§ Exercise objective: Locate and copy each line in the data that contains the word "React".

---

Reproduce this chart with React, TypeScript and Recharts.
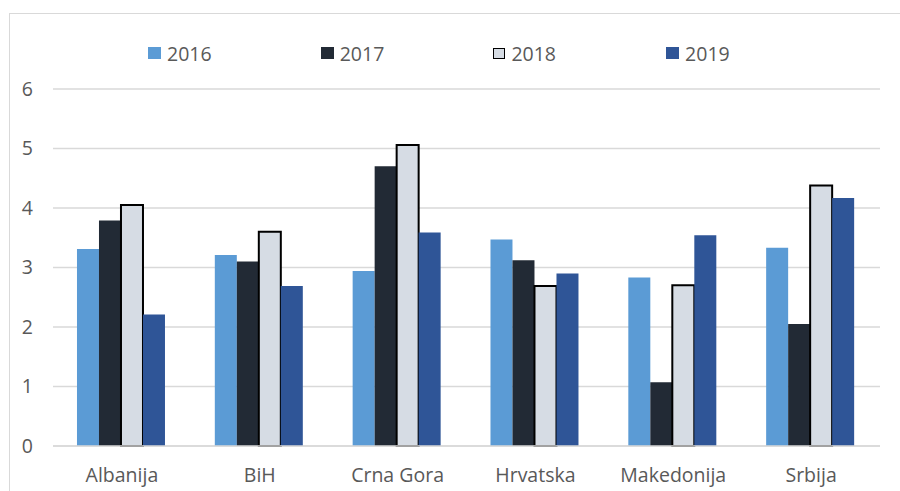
import React from "react";
import { BarChart, Bar, XAxis, YAxis, CartesianGrid } from "recharts";

const countries = ["Albanija", "BiH", "Crna Gora", "Hrvatska", "Makedonija", "Srbija"];
const v2016 = [3.31, 3.21, 2.94, 3.47, 2.83, 3.33];
const v2017 = [3.79, 3.1, 4.7, 3.12, 1.07, 2.05];
const v2018 = [4.05, 3.6, 5.06, 2.69, 2.7, 4.38];
const v2019 = [2.21, 2.69, 3.59, 2.9, 3.54, 4.17];
const yTicks = [0, 1, 2, 3, 4, 5, 6];

const series = [
  { key: "y2016", name: "2016", fill: "#5B9BD5", stroke: "none" },
  { key: "y2017", name: "2017", fill: "#222A35", stroke: "none" },
  { key: "y2018", name: "2018", fill: "#D6DCE4", stroke: "#000000" },
  { key: "y2019", name: "2019", fill: "#2F5597", stroke: "none" },
];

const data = countries.map((c, i) => ({
  country: c,
  y2016: v2016[i],
  y2017: v2017[i],
  y2018: v2018[i],
  y2019: v2019[i],
}));

const FONT = "'Open Sans', sans-serif";
const TEXT = "#595959";

export default function App() {
  return (
    <div
      style={{
        position: "absolute",
        left: 0,
        top: 0,
        width: 900,
        height: 491,
        overflow: "hidden",
        background: "#fff",
        fontFamily: FONT,
      }}
    >
      {/* chart frame, clipped on the right and bottom */}
      <div
        style={{
          position: "absolute",
          left: 9,
          top: 13,
          width: 1000,
          height: 600,
          border: "1px solid #d9d9d9",
        }}
      />
      <div style={{ position: "absolute", left: 0, top: 0 }}>
        <BarChart
          width={900}
          height={491}
          data={data}
          margin={{ top: 89, right: 20, left: 0, bottom: 0 }}
          barGap={0}
          barCategoryGap="17.4%"
        >
          <CartesianGrid vertical={false} stroke="#d9d9d9" strokeWidth={1.5} />
          <XAxis
            dataKey="country"
            height={45}
            tickLine={false}
            axisLine={{ stroke: "#d9d9d9", strokeWidth: 1.5 }}
            tickSize={0}
            tickMargin={22}
            tick={{ fill: TEXT, fontSize: 19.5, fontFamily: FONT }}
          />
          <YAxis
            width={53}
            domain={[0, 6]}
            ticks={yTicks}
            tickLine={false}
            axisLine={false}
            tickSize={0}
            tickMargin={20}
            tick={{ fill: TEXT, fontSize: 19.5, fontFamily: FONT }}
          />
          {series.map((s) => (
            <Bar
              key={s.key}
              dataKey={s.key}
              name={s.name}
              fill={s.fill}
              stroke={s.stroke}
              strokeWidth={s.stroke === "none" ? 0 : 2}
              isAnimationActive={false}
            />
          ))}
        </BarChart>
      </div>
      {/* legend */}
      {series.map((s, i) => (
        <div
          key={s.key}
          style={{
            position: "absolute",
            left: 148 + i * 172.7,
            top: 40,
            height: 26,
            display: "flex",
            alignItems: "center",
            gap: 6,
            color: TEXT,
            fontSize: 19.5,
          }}
        >
          <span
            style={{
              width: s.stroke === "none" ? 13 : 10,
              height: s.stroke === "none" ? 12 : 9,
              background: s.fill,
              border: s.stroke === "none" ? "none" : "1.5px solid #000",
              display: "inline-block",
            }}
          />
          <span>{s.name}</span>
        </div>
      ))}
    </div>
  );
}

---

§ Exercise solution:
Reproduce this chart with React, TypeScript and Recharts.
import React from "react";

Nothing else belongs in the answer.